GOAL:
Copy out the listing in full, exactly as written, but not its pictures.

PROVIDED INFORMATION:
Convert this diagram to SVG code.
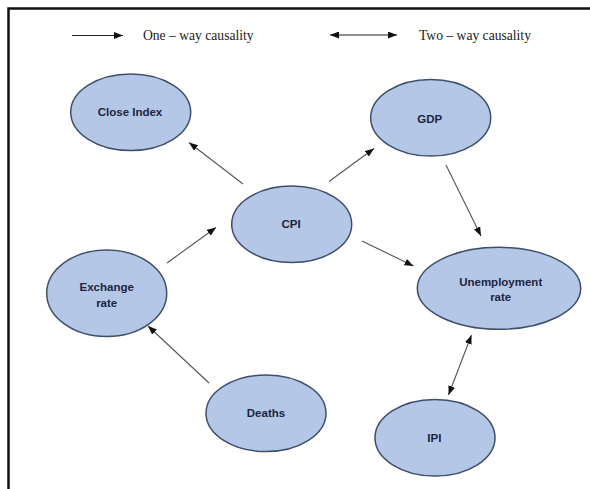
<svg xmlns="http://www.w3.org/2000/svg" width="590" height="489" viewBox="0 0 590 489">
<defs>
<marker id="ah" markerUnits="userSpaceOnUse" markerWidth="9" markerHeight="7" refX="9" refY="3.5" orient="auto-start-reverse" viewBox="0 0 9 7">
<path d="M0,0 L9,3.5 L0,7 z" fill="#111"/>
</marker>
<style>
.node ellipse{fill:#b4c7e7;stroke:#3f4f6b;stroke-width:1.5}
.node text{font-family:"Liberation Sans",Arial,sans-serif;font-weight:bold;font-size:11.5px;fill:#1c2540;text-anchor:middle}
.conn line{stroke:#555;stroke-width:1.1;fill:none}
.legend text{font-family:"Liberation Serif","Times New Roman",serif;font-size:13.6px;fill:#222}
.legend line{stroke:#222;stroke-width:1.1}
</style>
</defs>
<rect width="590" height="489" fill="#fff"/>
<path d="M8.5,489 V8.5 H590" fill="none" stroke="#111" stroke-width="2.5"/>
<g id="legend" class="legend">
<line x1="72" y1="35.5" x2="123" y2="35.5" marker-end="url(#ah)"/>
<text x="143" y="39.5">One – way causality</text>
<line x1="330" y1="35" x2="397" y2="35" marker-start="url(#ah)" marker-end="url(#ah)"/>
<text x="419" y="39.5">Two – way causality</text>
</g>
<g id="connectors" class="conn">
<line x1="243" y1="184" x2="189" y2="142.5" marker-end="url(#ah)"/>
<line x1="329" y1="181.5" x2="374" y2="148.5" marker-end="url(#ah)"/>
<line x1="446" y1="165" x2="481" y2="236" marker-end="url(#ah)"/>
<line x1="362" y1="241" x2="413.5" y2="266" marker-end="url(#ah)"/>
<line x1="167" y1="263" x2="216" y2="227.5" marker-end="url(#ah)"/>
<line x1="209" y1="383" x2="148" y2="326" marker-end="url(#ah)"/>
<line x1="448.5" y1="395" x2="471.5" y2="335" marker-start="url(#ah)" marker-end="url(#ah)"/>
</g>
<g id="close-index" class="node"><ellipse cx="130.7" cy="112.3" rx="60" ry="38.3"/><text x="130" y="115.7">Close Index</text></g>
<g id="gdp" class="node"><ellipse cx="430.7" cy="117.7" rx="60" ry="38.3"/><text x="429.7" y="123.3">GDP</text></g>
<g id="cpi" class="node"><ellipse cx="291.7" cy="224.3" rx="60" ry="38.3"/><text x="291" y="228.3">CPI</text></g>
<g id="exchange-rate" class="node"><ellipse cx="106.7" cy="293.3" rx="60" ry="43.3"/><text x="106.7" y="291.3">Exchange</text><text x="106.7" y="307.3">rate</text></g>
<g id="deaths" class="node"><ellipse cx="266" cy="413.3" rx="60" ry="38.3"/><text x="266" y="417.3">Deaths</text></g>
<g id="unemployment-rate" class="node"><ellipse cx="499" cy="288.3" rx="81.7" ry="41"/><text x="500.7" y="285.7">Unemployment</text><text x="500.7" y="301.3">rate</text></g>
<g id="ipi" class="node"><ellipse cx="435" cy="437.7" rx="60" ry="38.3"/><text x="434.3" y="441.7">IPI</text></g>
</svg>
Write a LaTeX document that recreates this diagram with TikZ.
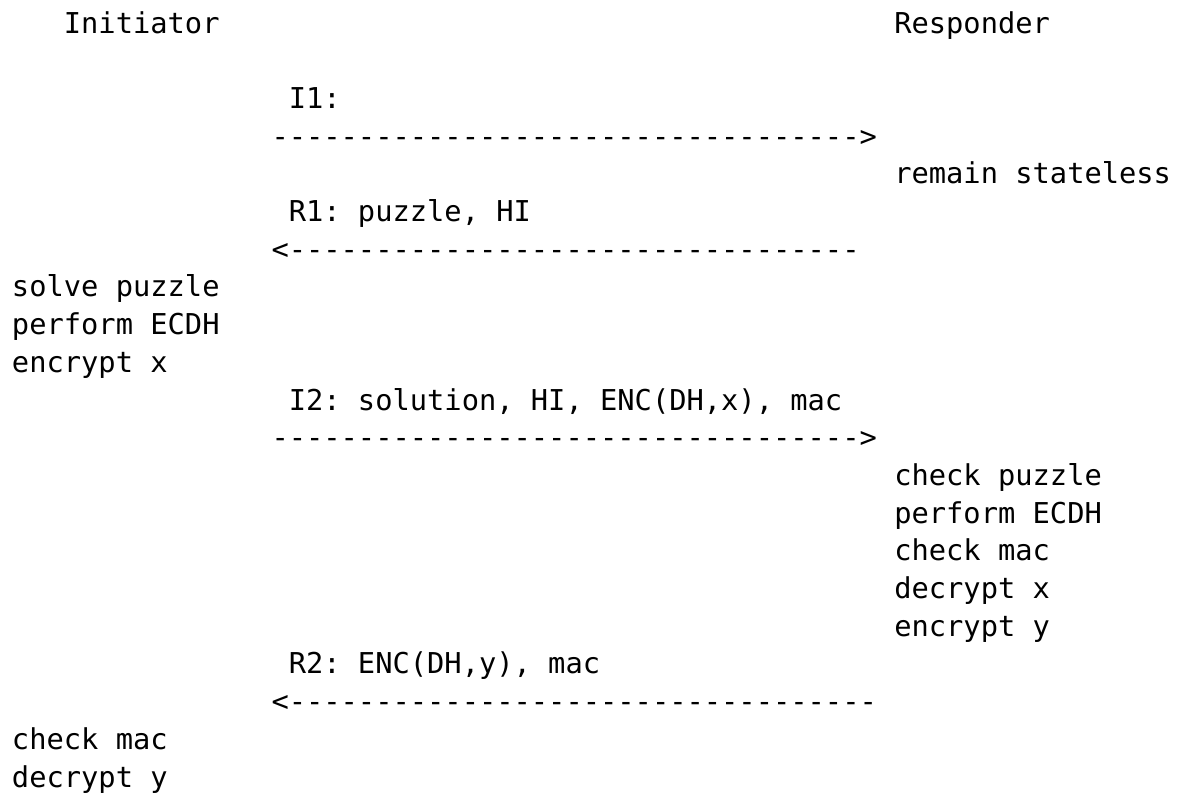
\documentclass[tikz,border=0pt]{standalone}
\usepackage{fontspec}
\setmonofont{DejaVu Sans Mono}
\usepackage{tikz}

\newcommand\dashrun[1]{\foreach \k in {1,...,#1}{-}}

\tikzset{
  ascii/.style={anchor=base west, inner sep=0pt, outer sep=0pt,
    font=\ttfamily\fontsize{28.73}{34}\selectfont},
}

\begin{document}
\begin{tikzpicture}[x=1pt, y=-1pt]
\useasboundingbox (0,0) rectangle (1191,795);
% one text line per row: x = 12 + 17.3*col, y = 33 + 37.7*row
\foreach \col/\row/\name/\txt in {
  3/0/init/{Initiator},
  51/0/resp/{Responder},
  16/2/msgone/{I1:},
  15/3/arrone/{\dashrun{34}>},
  51/4/stateless/{remain stateless},
  16/5/msgtwo/{R1: puzzle, HI},
  15/6/arrtwo/{<\dashrun{33}},
  0/7/solve/{solve puzzle},
  0/8/ecdhi/{perform ECDH},
  0/9/encx/{encrypt x},
  16/10/msgthree/{I2: solution, HI, ENC(DH,x), mac},
  15/11/arrthree/{\dashrun{34}>},
  51/12/chkpuzzle/{check puzzle},
  51/13/ecdhr/{perform ECDH},
  51/14/chkmacr/{check mac},
  51/15/decx/{decrypt x},
  51/16/ency/{encrypt y},
  16/17/msgfour/{R2: ENC(DH,y), mac},
  15/18/arrfour/{<\dashrun{34}},
  0/19/chkmaci/{check mac},
  0/20/decy/{decrypt y}
}{
  \node[ascii] (\name) at ({12+17.3*\col}, {33+37.7*\row}) {\txt};
}
\end{tikzpicture}
\end{document}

SOLUTION FOR THIS PROBLEM:
Convert this diagram to SVG code.
<svg xmlns="http://www.w3.org/2000/svg" width="590" height="489" viewBox="0 0 590 489">
<defs>
<marker id="ah" markerUnits="userSpaceOnUse" markerWidth="9" markerHeight="7" refX="9" refY="3.5" orient="auto-start-reverse" viewBox="0 0 9 7">
<path d="M0,0 L9,3.5 L0,7 z" fill="#111"/>
</marker>
<style>
.node ellipse{fill:#b4c7e7;stroke:#3f4f6b;stroke-width:1.5}
.node text{font-family:"Liberation Sans",Arial,sans-serif;font-weight:bold;font-size:11.5px;fill:#1c2540;text-anchor:middle}
.conn line{stroke:#555;stroke-width:1.1;fill:none}
.legend text{font-family:"Liberation Serif","Times New Roman",serif;font-size:13.6px;fill:#222}
.legend line{stroke:#222;stroke-width:1.1}
</style>
</defs>
<rect width="590" height="489" fill="#fff"/>
<path d="M8.5,489 V8.5 H590" fill="none" stroke="#111" stroke-width="2.5"/>
<g id="legend" class="legend">
<line x1="72" y1="35.5" x2="123" y2="35.5" marker-end="url(#ah)"/>
<text x="143" y="39.5">One – way causality</text>
<line x1="330" y1="35" x2="397" y2="35" marker-start="url(#ah)" marker-end="url(#ah)"/>
<text x="419" y="39.5">Two – way causality</text>
</g>
<g id="connectors" class="conn">
<line x1="243" y1="184" x2="189" y2="142.5" marker-end="url(#ah)"/>
<line x1="329" y1="181.5" x2="374" y2="148.5" marker-end="url(#ah)"/>
<line x1="446" y1="165" x2="481" y2="236" marker-end="url(#ah)"/>
<line x1="362" y1="241" x2="413.5" y2="266" marker-end="url(#ah)"/>
<line x1="167" y1="263" x2="216" y2="227.5" marker-end="url(#ah)"/>
<line x1="209" y1="383" x2="148" y2="326" marker-end="url(#ah)"/>
<line x1="448.5" y1="395" x2="471.5" y2="335" marker-start="url(#ah)" marker-end="url(#ah)"/>
</g>
<g id="close-index" class="node"><ellipse cx="130.7" cy="112.3" rx="60" ry="38.3"/><text x="130" y="115.7">Close Index</text></g>
<g id="gdp" class="node"><ellipse cx="430.7" cy="117.7" rx="60" ry="38.3"/><text x="429.7" y="123.3">GDP</text></g>
<g id="cpi" class="node"><ellipse cx="291.7" cy="224.3" rx="60" ry="38.3"/><text x="291" y="228.3">CPI</text></g>
<g id="exchange-rate" class="node"><ellipse cx="106.7" cy="293.3" rx="60" ry="43.3"/><text x="106.7" y="291.3">Exchange</text><text x="106.7" y="307.3">rate</text></g>
<g id="deaths" class="node"><ellipse cx="266" cy="413.3" rx="60" ry="38.3"/><text x="266" y="417.3">Deaths</text></g>
<g id="unemployment-rate" class="node"><ellipse cx="499" cy="288.3" rx="81.7" ry="41"/><text x="500.7" y="285.7">Unemployment</text><text x="500.7" y="301.3">rate</text></g>
<g id="ipi" class="node"><ellipse cx="435" cy="437.7" rx="60" ry="38.3"/><text x="434.3" y="441.7">IPI</text></g>
</svg>
Write a LaTeX document that recreates this diagram with TikZ.
\documentclass[tikz,border=0pt]{standalone}
\usepackage{fontspec}
\setmonofont{DejaVu Sans Mono}
\usepackage{tikz}

\newcommand\dashrun[1]{\foreach \k in {1,...,#1}{-}}

\tikzset{
  ascii/.style={anchor=base west, inner sep=0pt, outer sep=0pt,
    font=\ttfamily\fontsize{28.73}{34}\selectfont},
}

\begin{document}
\begin{tikzpicture}[x=1pt, y=-1pt]
\useasboundingbox (0,0) rectangle (1191,795);
% one text line per row: x = 12 + 17.3*col, y = 33 + 37.7*row
\foreach \col/\row/\name/\txt in {
  3/0/init/{Initiator},
  51/0/resp/{Responder},
  16/2/msgone/{I1:},
  15/3/arrone/{\dashrun{34}>},
  51/4/stateless/{remain stateless},
  16/5/msgtwo/{R1: puzzle, HI},
  15/6/arrtwo/{<\dashrun{33}},
  0/7/solve/{solve puzzle},
  0/8/ecdhi/{perform ECDH},
  0/9/encx/{encrypt x},
  16/10/msgthree/{I2: solution, HI, ENC(DH,x), mac},
  15/11/arrthree/{\dashrun{34}>},
  51/12/chkpuzzle/{check puzzle},
  51/13/ecdhr/{perform ECDH},
  51/14/chkmacr/{check mac},
  51/15/decx/{decrypt x},
  51/16/ency/{encrypt y},
  16/17/msgfour/{R2: ENC(DH,y), mac},
  15/18/arrfour/{<\dashrun{34}},
  0/19/chkmaci/{check mac},
  0/20/decy/{decrypt y}
}{
  \node[ascii] (\name) at ({12+17.3*\col}, {33+37.7*\row}) {\txt};
}
\end{tikzpicture}
\end{document}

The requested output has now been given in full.